* _Materials provided_:
— Begin —

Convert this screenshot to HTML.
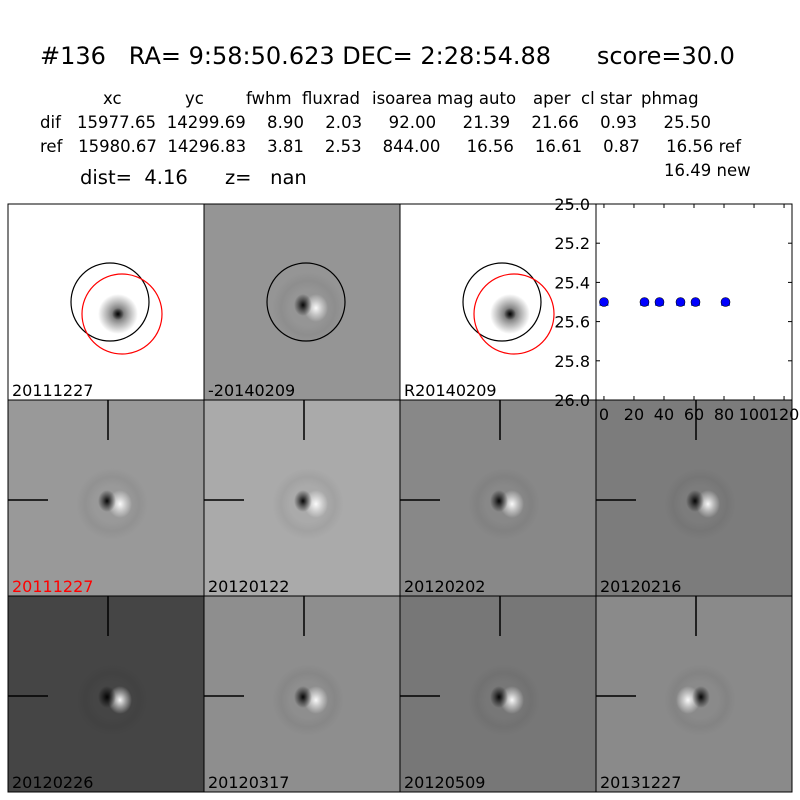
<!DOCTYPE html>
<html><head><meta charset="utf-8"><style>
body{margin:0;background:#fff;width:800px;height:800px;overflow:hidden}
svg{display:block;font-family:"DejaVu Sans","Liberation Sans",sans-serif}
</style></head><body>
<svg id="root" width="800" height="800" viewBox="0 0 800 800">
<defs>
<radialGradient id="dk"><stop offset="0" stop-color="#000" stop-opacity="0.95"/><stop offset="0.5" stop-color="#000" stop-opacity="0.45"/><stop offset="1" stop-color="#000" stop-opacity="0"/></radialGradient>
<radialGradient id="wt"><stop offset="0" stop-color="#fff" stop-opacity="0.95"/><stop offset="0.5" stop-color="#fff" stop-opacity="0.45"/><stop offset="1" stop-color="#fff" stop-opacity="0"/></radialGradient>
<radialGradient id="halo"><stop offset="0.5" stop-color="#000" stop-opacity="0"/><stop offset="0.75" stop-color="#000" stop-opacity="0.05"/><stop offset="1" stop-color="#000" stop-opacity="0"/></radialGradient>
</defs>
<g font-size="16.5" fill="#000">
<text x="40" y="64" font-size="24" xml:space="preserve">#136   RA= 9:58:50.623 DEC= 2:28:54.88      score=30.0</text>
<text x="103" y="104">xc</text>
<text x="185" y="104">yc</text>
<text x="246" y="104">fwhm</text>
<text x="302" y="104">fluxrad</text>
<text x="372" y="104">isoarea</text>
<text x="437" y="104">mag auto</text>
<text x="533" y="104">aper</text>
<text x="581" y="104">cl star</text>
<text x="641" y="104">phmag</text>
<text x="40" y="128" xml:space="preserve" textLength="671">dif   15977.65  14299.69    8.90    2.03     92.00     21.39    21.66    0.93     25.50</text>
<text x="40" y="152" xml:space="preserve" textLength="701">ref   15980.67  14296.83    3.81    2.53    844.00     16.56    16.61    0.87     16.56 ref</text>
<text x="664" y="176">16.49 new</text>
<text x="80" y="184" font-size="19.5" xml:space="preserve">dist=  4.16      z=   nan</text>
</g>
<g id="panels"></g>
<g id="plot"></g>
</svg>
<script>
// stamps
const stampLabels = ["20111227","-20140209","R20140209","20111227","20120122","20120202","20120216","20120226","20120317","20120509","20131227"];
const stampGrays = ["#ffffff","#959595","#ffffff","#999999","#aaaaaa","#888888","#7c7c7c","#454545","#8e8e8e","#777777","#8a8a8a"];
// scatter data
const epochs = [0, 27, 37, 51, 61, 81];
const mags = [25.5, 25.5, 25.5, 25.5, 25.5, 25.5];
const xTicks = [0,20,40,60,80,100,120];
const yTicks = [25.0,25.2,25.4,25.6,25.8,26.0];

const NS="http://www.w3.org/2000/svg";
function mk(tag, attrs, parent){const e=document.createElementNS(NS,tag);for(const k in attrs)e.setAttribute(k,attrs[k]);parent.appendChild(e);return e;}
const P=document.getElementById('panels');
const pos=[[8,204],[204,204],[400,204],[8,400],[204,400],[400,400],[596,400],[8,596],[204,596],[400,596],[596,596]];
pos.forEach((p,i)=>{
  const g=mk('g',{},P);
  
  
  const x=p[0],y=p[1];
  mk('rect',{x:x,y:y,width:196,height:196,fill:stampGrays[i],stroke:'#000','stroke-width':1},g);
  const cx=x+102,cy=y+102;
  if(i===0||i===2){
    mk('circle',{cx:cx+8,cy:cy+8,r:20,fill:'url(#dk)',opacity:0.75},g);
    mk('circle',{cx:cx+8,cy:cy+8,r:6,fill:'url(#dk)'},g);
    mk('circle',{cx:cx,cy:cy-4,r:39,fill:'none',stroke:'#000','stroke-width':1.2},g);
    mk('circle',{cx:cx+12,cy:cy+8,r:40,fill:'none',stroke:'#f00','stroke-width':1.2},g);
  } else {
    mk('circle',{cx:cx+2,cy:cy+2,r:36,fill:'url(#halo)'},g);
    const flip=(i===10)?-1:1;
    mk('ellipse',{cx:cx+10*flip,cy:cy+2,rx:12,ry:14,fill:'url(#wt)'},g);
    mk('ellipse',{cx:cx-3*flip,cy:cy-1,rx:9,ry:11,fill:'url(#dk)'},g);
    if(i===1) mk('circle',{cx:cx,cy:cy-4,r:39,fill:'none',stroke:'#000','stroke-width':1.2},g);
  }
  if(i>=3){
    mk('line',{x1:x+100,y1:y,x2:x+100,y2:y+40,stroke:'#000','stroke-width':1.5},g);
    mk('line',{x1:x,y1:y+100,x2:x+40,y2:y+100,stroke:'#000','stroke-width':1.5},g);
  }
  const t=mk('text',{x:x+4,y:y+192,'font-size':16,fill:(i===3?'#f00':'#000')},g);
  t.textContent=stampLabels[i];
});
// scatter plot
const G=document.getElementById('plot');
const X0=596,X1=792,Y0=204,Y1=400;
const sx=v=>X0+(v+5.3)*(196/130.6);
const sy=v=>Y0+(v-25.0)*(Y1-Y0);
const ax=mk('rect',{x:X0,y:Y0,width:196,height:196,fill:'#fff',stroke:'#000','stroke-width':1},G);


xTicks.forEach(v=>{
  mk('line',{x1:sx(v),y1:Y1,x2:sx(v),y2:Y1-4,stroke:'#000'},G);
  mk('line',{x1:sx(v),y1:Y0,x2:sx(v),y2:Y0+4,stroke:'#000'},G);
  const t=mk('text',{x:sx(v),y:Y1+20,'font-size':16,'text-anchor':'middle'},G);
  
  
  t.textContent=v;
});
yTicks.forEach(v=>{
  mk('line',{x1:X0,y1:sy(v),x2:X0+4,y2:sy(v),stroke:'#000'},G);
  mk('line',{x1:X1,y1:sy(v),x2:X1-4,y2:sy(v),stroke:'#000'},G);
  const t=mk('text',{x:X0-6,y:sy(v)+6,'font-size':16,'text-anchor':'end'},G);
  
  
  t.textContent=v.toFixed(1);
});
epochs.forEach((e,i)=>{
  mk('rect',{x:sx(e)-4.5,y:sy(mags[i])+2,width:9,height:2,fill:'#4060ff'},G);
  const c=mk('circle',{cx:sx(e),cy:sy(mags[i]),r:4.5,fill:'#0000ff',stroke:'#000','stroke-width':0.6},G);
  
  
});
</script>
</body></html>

— End —
— Begin —

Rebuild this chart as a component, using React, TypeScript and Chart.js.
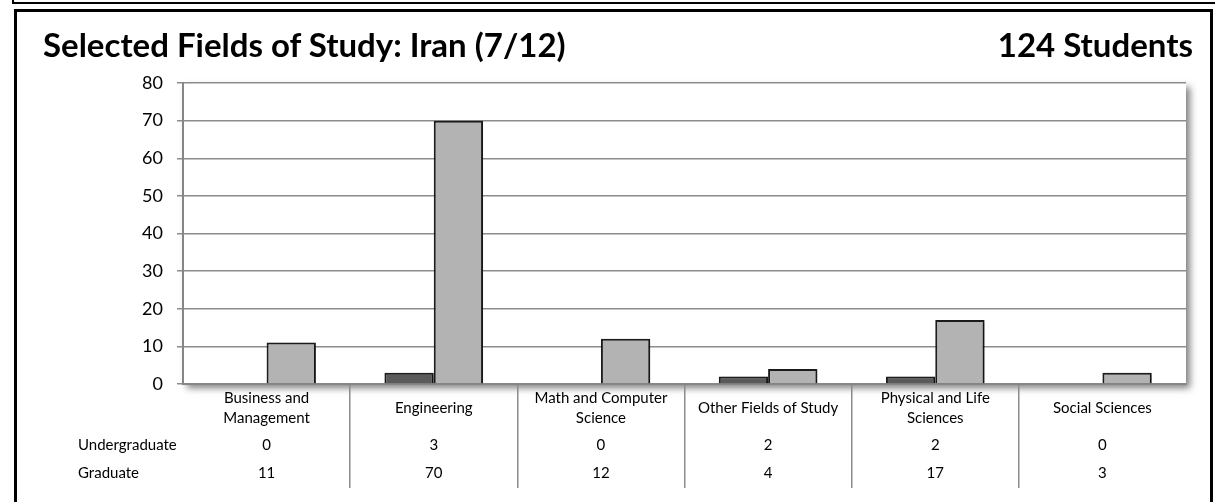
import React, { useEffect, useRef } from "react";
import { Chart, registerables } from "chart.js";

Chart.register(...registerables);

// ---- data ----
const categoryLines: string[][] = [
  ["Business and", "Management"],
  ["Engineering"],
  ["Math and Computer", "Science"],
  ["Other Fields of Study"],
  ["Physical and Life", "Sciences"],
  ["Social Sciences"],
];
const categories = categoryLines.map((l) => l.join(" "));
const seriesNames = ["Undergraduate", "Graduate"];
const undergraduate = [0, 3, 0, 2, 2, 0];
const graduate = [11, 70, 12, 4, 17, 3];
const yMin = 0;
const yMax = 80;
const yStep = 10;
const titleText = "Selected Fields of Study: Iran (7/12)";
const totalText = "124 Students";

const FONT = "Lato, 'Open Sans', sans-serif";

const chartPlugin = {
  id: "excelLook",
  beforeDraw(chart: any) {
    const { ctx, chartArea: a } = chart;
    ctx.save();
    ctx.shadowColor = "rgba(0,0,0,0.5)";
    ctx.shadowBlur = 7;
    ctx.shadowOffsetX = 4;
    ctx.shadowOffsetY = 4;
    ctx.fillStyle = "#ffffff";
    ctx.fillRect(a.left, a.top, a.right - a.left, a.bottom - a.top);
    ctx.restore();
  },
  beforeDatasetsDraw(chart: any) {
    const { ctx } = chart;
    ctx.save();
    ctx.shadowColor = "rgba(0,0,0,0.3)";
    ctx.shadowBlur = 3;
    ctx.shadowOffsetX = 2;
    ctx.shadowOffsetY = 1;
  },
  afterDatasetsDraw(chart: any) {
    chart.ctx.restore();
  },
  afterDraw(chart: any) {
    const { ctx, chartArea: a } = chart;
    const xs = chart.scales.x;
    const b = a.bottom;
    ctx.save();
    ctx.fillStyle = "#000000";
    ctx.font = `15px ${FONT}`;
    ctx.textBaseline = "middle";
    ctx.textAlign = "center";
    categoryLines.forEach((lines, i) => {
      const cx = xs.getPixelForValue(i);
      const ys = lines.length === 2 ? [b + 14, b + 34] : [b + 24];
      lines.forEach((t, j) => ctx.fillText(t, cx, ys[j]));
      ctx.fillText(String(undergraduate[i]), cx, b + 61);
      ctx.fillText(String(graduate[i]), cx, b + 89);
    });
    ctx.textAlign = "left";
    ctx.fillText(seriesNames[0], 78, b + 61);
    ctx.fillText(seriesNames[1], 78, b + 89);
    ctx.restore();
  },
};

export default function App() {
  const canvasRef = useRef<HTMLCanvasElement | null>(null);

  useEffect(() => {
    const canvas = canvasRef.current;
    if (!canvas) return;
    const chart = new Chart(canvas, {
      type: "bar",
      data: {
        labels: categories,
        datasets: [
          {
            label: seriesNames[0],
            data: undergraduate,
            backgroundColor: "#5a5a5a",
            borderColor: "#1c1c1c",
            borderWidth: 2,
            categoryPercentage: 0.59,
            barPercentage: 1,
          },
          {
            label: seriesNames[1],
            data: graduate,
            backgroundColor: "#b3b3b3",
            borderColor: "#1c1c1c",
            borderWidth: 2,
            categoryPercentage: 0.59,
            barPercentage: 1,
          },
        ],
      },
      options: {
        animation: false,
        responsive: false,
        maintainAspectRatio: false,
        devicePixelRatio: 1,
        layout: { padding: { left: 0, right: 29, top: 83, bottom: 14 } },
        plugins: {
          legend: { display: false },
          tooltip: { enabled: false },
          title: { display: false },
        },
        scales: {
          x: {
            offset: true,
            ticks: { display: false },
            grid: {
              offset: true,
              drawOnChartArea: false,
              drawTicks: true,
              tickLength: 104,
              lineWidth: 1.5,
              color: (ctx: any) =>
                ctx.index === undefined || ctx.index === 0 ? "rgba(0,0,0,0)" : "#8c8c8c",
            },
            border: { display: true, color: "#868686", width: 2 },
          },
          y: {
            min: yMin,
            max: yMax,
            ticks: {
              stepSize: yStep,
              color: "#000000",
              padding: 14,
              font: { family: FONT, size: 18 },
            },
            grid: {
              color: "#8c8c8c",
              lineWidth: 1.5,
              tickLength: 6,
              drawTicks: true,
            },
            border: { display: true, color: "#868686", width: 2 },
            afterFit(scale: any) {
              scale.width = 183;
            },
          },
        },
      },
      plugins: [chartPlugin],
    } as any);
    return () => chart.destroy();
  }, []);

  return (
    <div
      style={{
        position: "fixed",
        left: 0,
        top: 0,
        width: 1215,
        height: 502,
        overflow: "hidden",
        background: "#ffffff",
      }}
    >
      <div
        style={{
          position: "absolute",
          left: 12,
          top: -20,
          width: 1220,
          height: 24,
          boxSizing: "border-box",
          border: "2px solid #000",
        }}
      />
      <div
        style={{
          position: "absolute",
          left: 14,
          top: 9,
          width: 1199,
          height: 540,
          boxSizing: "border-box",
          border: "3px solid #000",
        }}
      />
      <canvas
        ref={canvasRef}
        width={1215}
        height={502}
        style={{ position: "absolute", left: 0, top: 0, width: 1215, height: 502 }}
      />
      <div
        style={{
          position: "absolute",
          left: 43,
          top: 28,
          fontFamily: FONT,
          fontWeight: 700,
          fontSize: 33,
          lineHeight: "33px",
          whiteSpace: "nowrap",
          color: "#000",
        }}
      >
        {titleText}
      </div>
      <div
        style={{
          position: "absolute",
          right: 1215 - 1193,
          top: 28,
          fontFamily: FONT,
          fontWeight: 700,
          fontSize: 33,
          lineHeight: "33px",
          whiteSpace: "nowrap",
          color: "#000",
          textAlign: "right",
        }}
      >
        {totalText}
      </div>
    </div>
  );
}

— End —

* _Short task_:
Leave out the pictures and give again exactly the lines from the one with "Rebuild this chart" through the one with "Chart.register(...registerables);", and no others.

* _Response for this exercise_:
Rebuild this chart as a component, using React, TypeScript and Chart.js.
import React, { useEffect, useRef } from "react";
import { Chart, registerables } from "chart.js";

Chart.register(...registerables);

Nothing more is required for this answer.